On wireless networks, you can protect against unauthorised access by encrypting all traffic over the network. Most routers now have WiFi protected access (WPA) encryption enabled out of the box, but business networks can be protected further by using WPA2 Enterprise. Public networks like those found in coffee shops or hotels are not protected so you should be wary of using them to access confidential information.
Protection levels can be further improved by adopting more secure communications protocols. Standard internet protocols such as HTML, FTP and POP are unsecured and traffic can easily be read if intercepted. You can protect information by using SSL or TLS, as described above, or protocols including secure file transfer protocol FTP (SFTP). When data is encrypted in transit in this way, it is only at risk if the key is compromised.
Encrypting data in transit works in different ways. In some cases, it uses symmetric encryption which requires a fixed session key, but most modern systems use a certificate and asymmetric encryption. This means that a session key is securely exchanged at the start of the session and then used to provide the fastest encryption and decryption.
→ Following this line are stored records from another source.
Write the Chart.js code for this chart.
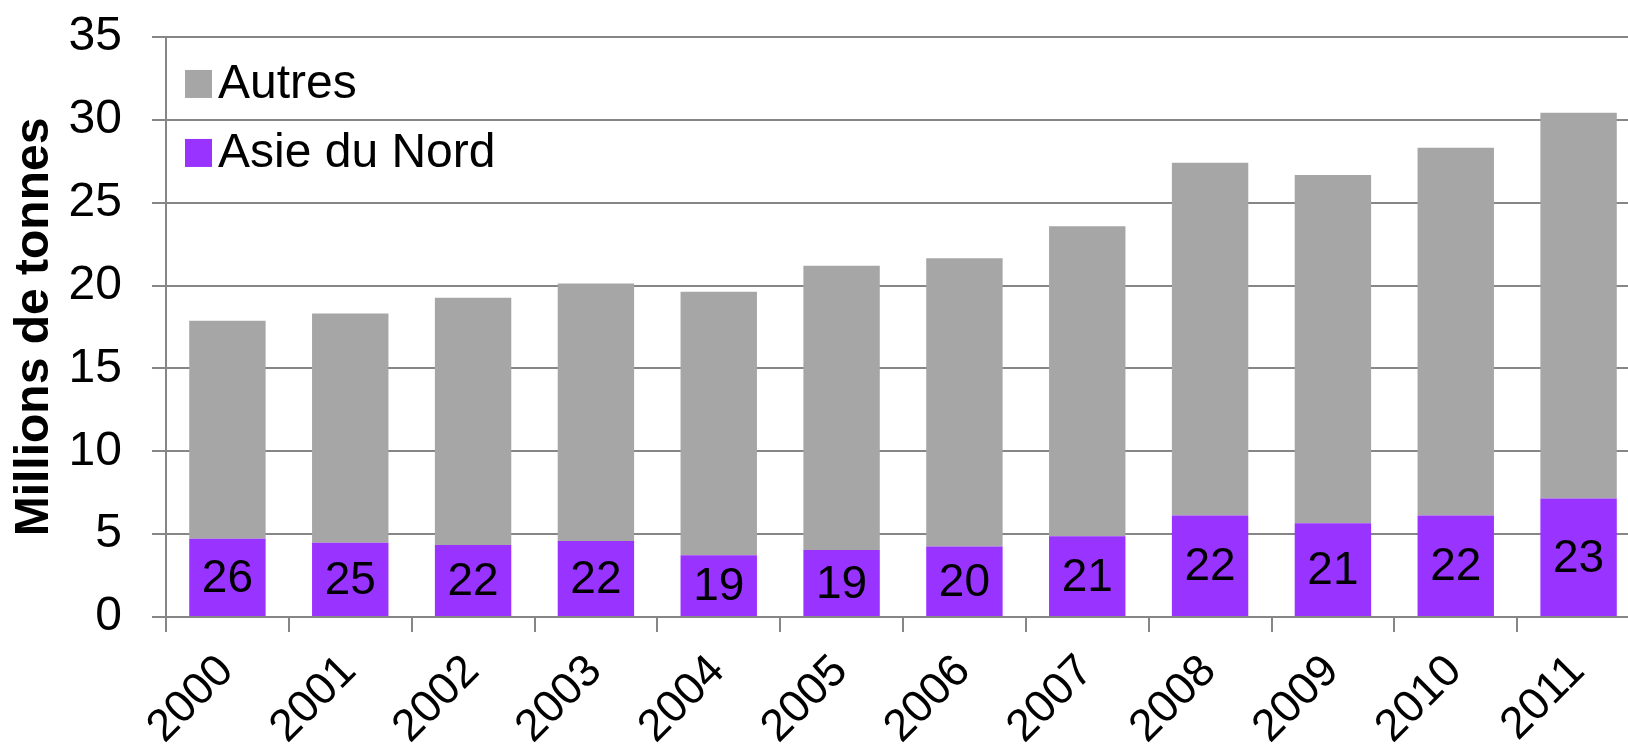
<!DOCTYPE html>
<html lang="fr">
<head>
<meta charset="utf-8">
<title>Asie du Nord</title>
<script src="https://cdn.jsdelivr.net/npm/chart.js@4.4.1/dist/chart.umd.min.js"></script>
<style>
    html, body { margin: 0; padding: 0; overflow: hidden; background: #fff; }
    #cadre { width: 1640px; height: 752px; position: relative; }
</style>
</head>
<body>
<div id="cadre"><canvas id="graphique"></canvas></div>
<script>
// Années (axe X)
const annees = ['2000', '2001', '2002', '2003', '2004', '2005', '2006', '2007', '2008', '2009', '2010', '2011'];
// Millions de tonnes - Asie du Nord (partie violette)
const asieNord = [4.72, 4.48, 4.34, 4.58, 3.72, 4.04, 4.26, 4.88, 6.13, 5.66, 6.13, 7.15];
// Millions de tonnes - Autres (partie grise, empilée)
const autres = [13.16, 13.83, 14.92, 15.55, 15.91, 17.16, 17.38, 18.70, 21.28, 21.01, 22.19, 23.28];
// Part de l'Asie du Nord (%) écrite dans les barres
const partsAsieNord = [26, 25, 22, 22, 19, 19, 20, 21, 22, 21, 22, 23];

const police = '"Liberation Sans", Arial, sans-serif';

// Étiquettes au centre de la partie violette
const etiquettesParts = {
    id: 'etiquettesParts',
    afterDatasetsDraw(chart) {
        const ctx = chart.ctx;
        const meta = chart.getDatasetMeta(0);
        ctx.save();
        ctx.font = '46px ' + police;
        ctx.fillStyle = '#000';
        ctx.textAlign = 'center';
        ctx.textBaseline = 'middle';
        meta.data.forEach((barre, i) => {
            ctx.fillText(String(partsAsieNord[i]), barre.x, (barre.y + barre.base) / 2 + 2);
        });
        ctx.restore();
    }
};

// Légende dans le coin haut gauche de la zone du graphique
const legendeInterne = {
    id: 'legendeInterne',
    afterDraw(chart) {
        const ctx = chart.ctx;
        const zone = chart.chartArea;
        const ordre = [1, 0]; // Autres en haut
        ctx.save();
        ctx.font = '48px ' + police;
        ctx.textAlign = 'left';
        ctx.textBaseline = 'middle';
        ordre.forEach((idx, k) => {
            const ds = chart.data.datasets[idx];
            const x = zone.left + 19;
            const y = zone.top + 33 + k * 69;
            ctx.fillStyle = ds.backgroundColor;
            ctx.fillRect(x, y, 27, 28);
            ctx.fillStyle = '#000';
            ctx.fillText(ds.label, x + 33, y + 15);
        });
        ctx.restore();
    }
};

const ctx = document.getElementById('graphique').getContext('2d');

new Chart(ctx, {
    type: 'bar',
    data: {
        labels: annees,
        datasets: [
            {
                label: 'Asie du Nord',
                data: asieNord,
                backgroundColor: '#9933FF',
                borderWidth: 0
            },
            {
                label: 'Autres',
                data: autres,
                backgroundColor: '#A6A6A6',
                borderWidth: 0
            }
        ]
    },
    options: {
        responsive: true,
        maintainAspectRatio: false,
        animation: false,
        layout: { padding: 0 },
        categoryPercentage: 1.0,
        barPercentage: 0.622,
        plugins: {
            legend: { display: false },
            tooltip: { enabled: false }
        },
        scales: {
            x: {
                stacked: true,
                afterFit: (echelle) => { echelle.height = 135; },
                grid: {
                    drawOnChartArea: false,
                    drawTicks: true,
                    tickLength: 15,
                    color: '#868686',
                    lineWidth: 2
                },
                border: { color: '#868686', width: 2 },
                ticks: {
                    autoSkip: false,
                    maxRotation: 45,
                    minRotation: 45,
                    padding: 13,
                    labelOffset: -1,
                    color: '#000',
                    font: { family: police, size: 45 }
                }
            },
            y: {
                stacked: true,
                min: 0,
                max: 35,
                afterFit: (echelle) => { echelle.width = 166; },
                grid: {
                    color: '#868686',
                    lineWidth: 2,
                    tickLength: 14
                },
                border: { color: '#868686', width: 2 },
                ticks: {
                    stepSize: 5,
                    padding: 30,
                    color: '#000',
                    // interligne réduit : la marge du haut reste à 37 px
                    font: { family: police, size: 48, lineHeight: 0.29 }
                },
                title: {
                    display: true,
                    text: 'Millions de tonnes',
                    color: '#000',
                    padding: { top: 6, bottom: 4 },
                    font: { family: police, size: 48, weight: 'bold' }
                }
            }
        }
    },
    plugins: [etiquettesParts, legendeInterne]
});
</script>
</body>
</html>
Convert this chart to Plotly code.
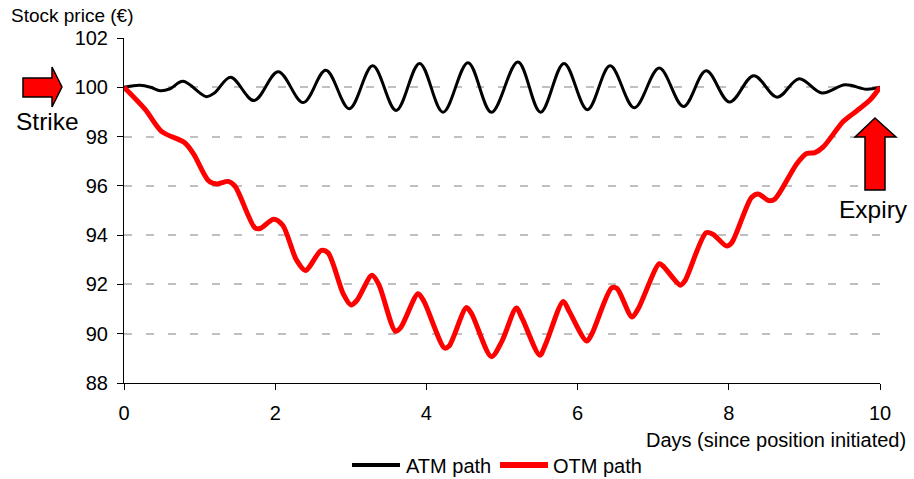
import plotly.graph_objects as go

# ---- data ----
atm_days = [0.00, 0.10, 0.21, 0.35, 0.48, 0.61, 0.78, 1.09, 1.20, 1.41, 1.72, 2.04, 2.37,
            2.67, 2.98, 3.29, 3.60, 3.91, 4.22, 4.55, 4.86, 5.21, 5.51, 5.82, 6.13, 6.43,
            6.75, 7.08, 7.40, 7.70, 8.01, 8.33, 8.64, 8.93, 9.23, 9.54, 9.82, 10.00]
atm_price = [100.00, 100.05, 100.08, 100.00, 99.86, 99.94, 100.24, 99.62, 99.78, 100.41, 99.46,
             100.63, 99.38, 100.69, 99.13, 100.87, 99.06, 100.97, 98.99, 101.00, 98.99,
             101.03, 98.99, 100.97, 99.09, 100.87, 99.17, 100.78, 99.22, 100.67, 99.40,
             100.47, 99.60, 100.35, 99.77, 100.10, 99.92, 100.00]

otm_days = [0.00, 0.28, 0.50, 0.80, 0.92, 1.12, 1.23, 1.38, 1.47, 1.73, 1.80, 1.98, 2.10,
            2.28, 2.40, 2.61, 2.70, 2.90, 3.00, 3.08, 3.28, 3.37, 3.59, 3.66, 3.89, 3.97,
            4.24, 4.30, 4.53, 4.60, 4.86, 5.00, 5.19, 5.27, 5.50, 5.58, 5.81, 5.89, 6.12,
            6.19, 6.45, 6.52, 6.72, 6.80, 7.08, 7.13, 7.36, 7.42, 7.70, 7.79, 7.97, 8.04,
            8.30, 8.39, 8.53, 8.61, 8.90, 9.03, 9.14, 9.25, 9.51, 9.65, 9.87, 10.00]
otm_price = [100.00, 99.10, 98.20, 97.76, 97.30, 96.20, 96.08, 96.18, 95.98, 94.30, 94.27,
             94.65, 94.40, 93.00, 92.57, 93.38, 93.28, 91.62, 91.17, 91.35, 92.37, 92.00,
             90.10, 90.25, 91.62, 91.30, 89.42, 89.50, 91.06, 90.80, 89.07, 89.70, 91.04,
             90.60, 89.13, 89.60, 91.31, 90.90, 89.70, 90.00, 91.86, 91.84, 90.68, 91.00,
             92.84, 92.75, 91.97, 92.15, 94.10, 94.04, 93.56, 93.70, 95.53, 95.67, 95.40,
             95.47, 96.90, 97.31, 97.35, 97.58, 98.60, 98.94, 99.49, 100.00]

x_ticks = [0, 2, 4, 6, 8, 10]
y_ticks = [88, 90, 92, 94, 96, 98, 100, 102]
series_names = ["ATM path", "OTM path"]
series_colors = ["black", "#ff0000"]
series_widths = [3, 5]

W, H = 914, 479
L, R, T, B = 124, 34, 38, 96
PW, PH = W - L - R, H - T - B


def px(x):
    return (x - L) / PW


def py(y):
    return (H - B - y) / PH


fig = go.Figure()
fig.add_trace(go.Scatter(x=atm_days, y=atm_price, mode="lines", name=series_names[0],
                         line=dict(color=series_colors[0], width=series_widths[0],
                                   shape="spline", smoothing=1)))
fig.add_trace(go.Scatter(x=otm_days, y=otm_price, mode="lines", name=series_names[1],
                         line=dict(color=series_colors[1], width=series_widths[1],
                                   shape="spline", smoothing=0.8)))

font = "Liberation Sans, Arial, sans-serif"
FS = 20

fig.update_layout(
    width=W, height=H,
    margin=dict(l=L, r=R, t=T, b=B, autoexpand=False),
    paper_bgcolor="white", plot_bgcolor="white",
    font=dict(family=font, size=FS, color="black"),
    showlegend=False,
    xaxis=dict(range=[0, 10], tickvals=x_ticks, ticks="outside", ticklen=6,
               tickcolor="black", showline=True, linecolor="black", linewidth=1,
               showgrid=False, zeroline=False, tickfont=dict(size=FS),
               ticklabelstandoff=6),
    yaxis=dict(range=[88, 102], tickvals=y_ticks, ticks="outside", ticklen=6,
               tickcolor="black", showline=True, linecolor="black", linewidth=1,
               showgrid=True, gridcolor="#c0c0c0", gridwidth=2, griddash="8px,14px",
               zeroline=False, tickfont=dict(size=FS), ticklabelstandoff=5),
)

# axis titles
fig.add_annotation(text="Stock price (€)", xref="paper", yref="paper", x=px(9), y=py(15),
                   xanchor="left", yanchor="middle", showarrow=False, font=dict(size=19))
fig.add_annotation(text="Days (since position initiated)", xref="paper", yref="paper",
                   x=px(908), y=py(440), xanchor="right", yanchor="middle", showarrow=False,
                   font=dict(size=FS))

# legend (drawn manually for exact swatch lengths)
leg_items = [(352, 400, 404), (500, 548, 551)]
for (x0, x1, xt), name, col, w in zip(leg_items, series_names, series_colors, series_widths):
    fig.add_shape(type="line", xref="paper", yref="paper", x0=px(x0), x1=px(x1),
                  y0=py(465), y1=py(465), line=dict(color=col, width=w + 1))
    fig.add_annotation(text=name, xref="paper", yref="paper", x=px(xt), y=py(466),
                       xanchor="left", yanchor="middle", showarrow=False,
                       font=dict(size=FS))

# Strike arrow (right-pointing)
s_pts = [(23, 78), (52, 78), (52, 67), (62, 87), (52, 107), (52, 97), (23, 97)]
path = "M" + " L".join(f"{px(a):.5f},{py(b):.5f}" for a, b in s_pts) + " Z"
fig.add_shape(type="path", path=path, xref="paper", yref="paper",
              fillcolor="#ff0000", line=dict(color="black", width=1.5))
fig.add_annotation(text="Strike", xref="paper", yref="paper", x=px(47), y=py(121),
                   xanchor="center", yanchor="middle", showarrow=False, font=dict(size=24.5))

# Expiry arrow (up-pointing)
e_pts = [(875, 118), (896, 137), (885, 137), (885, 190), (865, 190), (865, 137), (855, 137)]
path = "M" + " L".join(f"{px(a):.5f},{py(b):.5f}" for a, b in e_pts) + " Z"
fig.add_shape(type="path", path=path, xref="paper", yref="paper",
              fillcolor="#ff0000", line=dict(color="black", width=1.5))
fig.add_annotation(text="Expiry", xref="paper", yref="paper", x=px(873), y=py(209),
                   xanchor="center", yanchor="middle", showarrow=False, font=dict(size=24.5))

fig.write_html("out.html", config={"displayModeBar": False},
               post_script="document.body.style.margin='0px';document.body.style.padding='0px';")
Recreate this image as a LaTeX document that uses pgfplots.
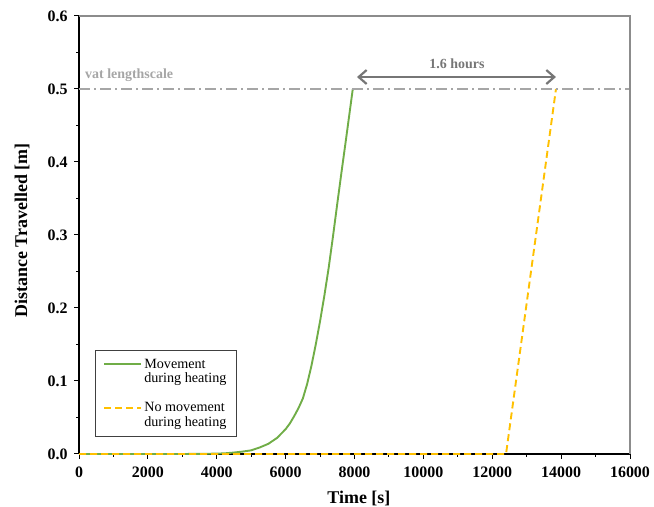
\documentclass[border=0pt]{standalone}
\usepackage{fontspec}
\setmainfont{Liberation Serif}
\usepackage{pgfplots}
\pgfplotsset{compat=1.18}
\usetikzlibrary{arrows.meta}

\definecolor{heatgreen}{HTML}{70AD47}
\definecolor{heatorange}{HTML}{FFC000}
\definecolor{refgray}{HTML}{A6A6A6}
\definecolor{arrowgray}{HTML}{767676}
\definecolor{framegray}{HTML}{8C8C8C}

\begin{document}
\begin{tikzpicture}[x=1bp,y=1bp]
\begin{axis}[
  at={(79bp,53bp)}, anchor=south west,
  scale only axis, width=551bp, height=438bp,
  xmin=0, xmax=16000, ymin=0, ymax=0.6,
  clip=false,
  axis lines*=left,
  axis line style={black, line width=1.3bp, -},
  xtick={0,2000,4000,6000,8000,10000,12000,14000,16000},
  ytick={0,0.1,0.2,0.3,0.4,0.5,0.6},
  minor x tick num=1, minor y tick num=1,
  tick pos=left,
  xtick align=outside, ytick align=outside,
  major tick length=5bp, minor tick length=3bp,
  every tick/.style={black, line width=1bp},
  scaled x ticks=false, scaled y ticks=false,
  /pgf/number format/assume math mode=true,
  tick label style={font=\fontsize{16}{16}\selectfont\bfseries},
  xticklabel style={yshift=-4bp, /pgf/number format/1000 sep={}},
  yticklabel style={xshift=-3bp, /pgf/number format/.cd, fixed, fixed zerofill, precision=1},
  xlabel={Time [s]}, ylabel={Distance Travelled [m]},
  label style={font=\fontsize{18}{18}\selectfont\bfseries},
  xlabel style={at={(axis description cs:0.508,-0.102)}, anchor=center},
  ylabel style={at={(axis description cs:-0.1034,0.51)}, anchor=center, rotate=0},
  legend style={at={(axis description cs:0.029,0.2374)}, anchor=north west,
    draw=black!75, line width=0.9bp, fill=white,
    font=\fontsize{14.2}{14.6}\selectfont, align=left,
    inner xsep=8bp, inner ysep=6.5bp, row sep=14bp},
  legend cell align=left,
  legend image code/.code={\draw[#1] (0bp,7.3bp) -- (37bp,7.3bp);},
]

% distance covered when the part moves during heating
\addplot[heatgreen, line width=1.9bp] coordinates {
  (0,0) (3000,0) (3500,0.0002) (4000,0.0005) (4250,0.001) (4500,0.002)
  (4750,0.0033) (5000,0.005) (5250,0.009) (5500,0.014) (5750,0.022)
  (6000,0.034) (6125,0.042) (6250,0.052) (6375,0.063) (6500,0.076)
  (6625,0.096) (6750,0.121) (6875,0.150) (7000,0.182) (7125,0.217)
  (7250,0.255) (7375,0.298) (7500,0.343) (7625,0.387) (7750,0.430)
  (7950,0.500)
};
\addlegendentry{Movement\\during heating}

% distance covered when movement only starts after heating
\addplot[heatorange, line width=1.9bp, dash pattern=on 7bp off 4bp] coordinates {
  (0,0) (12400,0) (13850,0.5)
};
\addlegendentry{No movement\\during heating}

% vat length scale
\addplot[refgray, line width=1.5bp, dash pattern=on 11bp off 4bp on 2bp off 4bp, forget plot]
  coordinates {(0,0.5) (16000,0.5)};

% upper and right frame
\draw[framegray, line width=1.1bp] (rel axis cs:0,1) -- (rel axis cs:1,1) -- (rel axis cs:1,0);

\node[anchor=base west, inner sep=0, text=refgray, font=\fontsize{14}{14}\selectfont\bfseries]
  at (axis cs:174,0.5) [yshift=10bp] {vat lengthscale};

\draw[arrowgray, line width=2.2bp,
  {Straight Barb[length=8bp,width=14bp]}-{Straight Barb[length=8bp,width=14bp]}]
  (axis cs:8072,0.5164) -- (axis cs:13850,0.5164);
\node[anchor=base, inner sep=0, text=arrowgray, font=\fontsize{14}{14}\selectfont\bfseries]
  at (axis cs:10975,0.5164) [yshift=8.7bp] {1.6 hours};
\end{axis}
\pgfresetboundingbox
\useasboundingbox (0,0) rectangle (654,507);
\end{tikzpicture}
\end{document}
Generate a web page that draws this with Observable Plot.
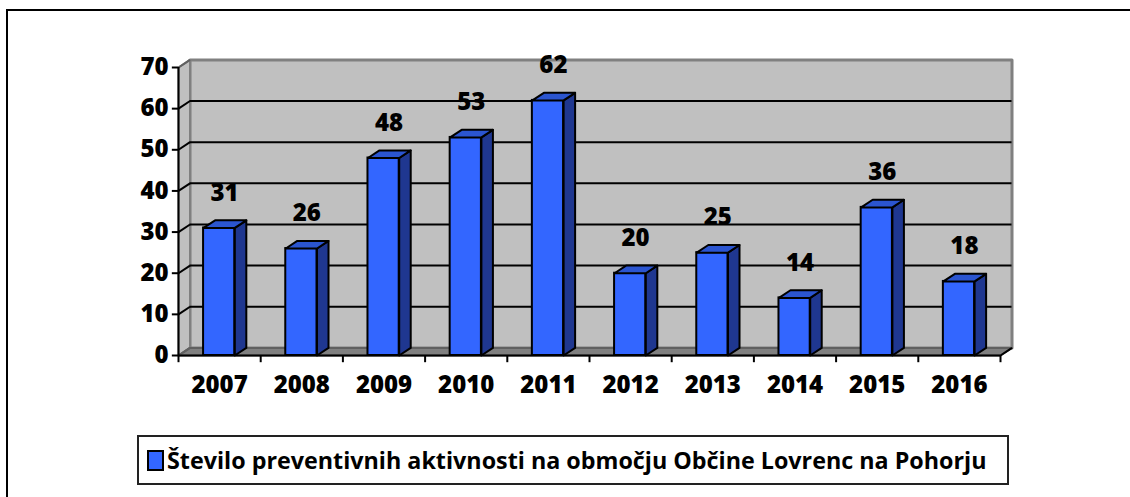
<!DOCTYPE html>
<html><head><meta charset="utf-8">
<script src="https://cdn.jsdelivr.net/npm/d3@7"></script>
<script src="https://cdn.jsdelivr.net/npm/@observablehq/plot@0.6"></script>
<style>
body{margin:0;background:#fff;width:1130px;height:497px;overflow:hidden;position:relative;font-family:"Open Sans",sans-serif;}
#chart{position:absolute;left:0;top:0;}
#frame{position:absolute;left:6px;top:9px;width:2000px;height:2000px;border-left:2px solid #000;border-top:2px solid #000;pointer-events:none;}
#legend{position:absolute;left:137px;top:435px;width:868px;height:46px;border:2px solid #222;display:flex;align-items:center;font-weight:700;font-size:23.3px;color:#000;white-space:nowrap;}
#legend .sw{flex:0 0 auto;display:inline-block;width:13px;height:17px;background:#3366ff;border:2px solid #000;margin-left:8px;margin-right:3px;}
</style></head><body>
<div id="chart"></div>
<div id="legend"><span class="sw"></span><span id="legtext"></span></div>
<div id="frame"></div>
<script>
const years = ["2007","2008","2009","2010","2011","2012","2013","2014","2015","2016"];
const values = [31, 26, 48, 53, 62, 20, 25, 14, 36, 18];
const yTicks = [0, 10, 20, 30, 40, 50, 60, 70];
const seriesName = "Število preventivnih aktivnosti na območju Občine Lovrenc na Pohorju";

document.getElementById("legtext").textContent = seriesName;

// 3D depth in data units
const DX = 0.14, DY = 1.85;
const B1 = 0.305, B2 = 0.685;
const N = years.length, YMAX = yTicks[yTicks.length - 1];

const bars = values.map((v, i) => ({i, v, year: years[i]}));
const poly = (id, pts) => pts.concat([pts[0]]).map(([x, y]) => ({id, x, y}));

const backWall = poly("bw", [[DX, DY], [N + DX, DY], [N + DX, YMAX + DY], [DX, YMAX + DY]]);
const leftWall = poly("lw", [[0, 0], [DX, DY], [DX, YMAX + DY], [0, YMAX]]);
const floor = poly("fl", [[0, 0], [N, 0], [N + DX, DY], [DX, DY]]);
const sides = bars.flatMap(b => poly("s" + b.i, [[b.i + B2, 0], [b.i + B2 + DX, DY], [b.i + B2 + DX, b.v + DY], [b.i + B2, b.v]]));
const tops = bars.flatMap(b => poly("t" + b.i, [[b.i + B1, b.v], [b.i + B2, b.v], [b.i + B2 + DX, b.v + DY], [b.i + B1 + DX, b.v + DY]]));
const inner = yTicks.filter(v => v > 0 && v < YMAX);
const edge = yTicks.filter(v => v === 0 || v === YMAX);

const font = {fontFamily: "'Open Sans', sans-serif", fontWeight: 800, fontSize: 24, fill: "#000"};

const chart = Plot.plot({
  width: 1130, height: 420,
  marginLeft: 178, marginRight: 130, marginTop: 67, marginBottom: 65,
  style: {background: "transparent", overflow: "visible"},
  x: {domain: [0, N], axis: null},
  y: {domain: [0, YMAX], axis: null},
  marks: [
    Plot.line(backWall, {x: "x", y: "y", z: "id", fill: "#c0c0c0", stroke: "#808080", strokeWidth: 3}),
    Plot.line(leftWall, {x: "x", y: "y", z: "id", fill: "#c0c0c0", stroke: "#808080", strokeWidth: 2}),
    Plot.line(floor, {x: "x", y: "y", z: "id", fill: "#808080", stroke: "#606060", strokeWidth: 2}),
    Plot.ruleY(inner, {x1: DX, x2: N + DX, y: d => d + DY, stroke: "#000", strokeWidth: 2}),
    Plot.link(inner, {x1: 0, y1: d => d, x2: DX, y2: d => d + DY, stroke: "#000", strokeWidth: 2}),
    Plot.link(edge, {x1: 0, y1: d => d, x2: DX, y2: d => d + DY, stroke: "#606060", strokeWidth: 2}),
    Plot.link([N], {x1: d => d, y1: 0, x2: d => d + DX, y2: DY, stroke: "#000", strokeWidth: 2}),
    Plot.ruleY([0], {x1: 0, x2: N, stroke: "#000", strokeWidth: 2}),
    Plot.ruleX([0], {y1: 0, y2: YMAX, stroke: "#000", strokeWidth: 2}),
    Plot.ruleY(yTicks, {x1: -0.075, x2: 0, stroke: "#000", strokeWidth: 2}),
    Plot.ruleX(d3.range(N + 1), {y1: 0, y2: -1.75, stroke: "#000", strokeWidth: 2}),
    Plot.rect(bars, {x1: d => d.i + B1, x2: d => d.i + B2, y1: 0, y2: "v", fill: "#3366ff", stroke: "#000", strokeWidth: 2}),
    Plot.line(sides, {x: "x", y: "y", z: "id", fill: "#1f3790", stroke: "#000", strokeWidth: 2, strokeLinejoin: "round"}),
    Plot.line(tops, {x: "x", y: "y", z: "id", fill: "#2b55d0", stroke: "#000", strokeWidth: 2, strokeLinejoin: "round"}),
    Plot.text(yTicks, {x: 0, y: d => d, dx: -10, textAnchor: "end", text: d => String(d), ...font}),
    Plot.text(bars, {x: d => d.i + 0.5, y: 0, dy: 30, text: "year", ...font}),
    Plot.text(bars, {x: d => d.i + 0.5, y: "v", dx: 5, dy: -35, text: d => String(d.v), ...font})
  ]
});
document.getElementById("chart").appendChild(chart);
</script>
</body></html>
With SSL or TLS, for example, certificates are used to exchange the public keys at the start of the session. The public keys are then used to securely exchange the private keys. This makes the traffic almost impossible for hackers to read.
Many encrypted protocols also include a hashing algorithm to verify that the data hasn’t been altered in transit. This can help defeat so-called Man-in-the-Middle (MitM) attacks, because if a hacker decrypts and re-encrypts data, the signature will have changed even if the data hasn’t.
MiTM attacks involve attackers fooling you into using them as your proxy, or getting you to ignore a certificate warning so that you trust their certificate rather than a real one. That is one of the reasons why using certificates from a third-party authority is important and why when your software warns you a certificate is not trusted you should not accept.
Ideally, encryption in transit should be compulsory for any network traffic that carries private data. Many companies now choose to encrypt their public-facing websites and you’ll increasingly see HTTPS appearing in web addresses. By using encryption for data – both at rest and in transit – you can ensure that your information is kept safe and that your staff and customers will be confident that all their details are protected.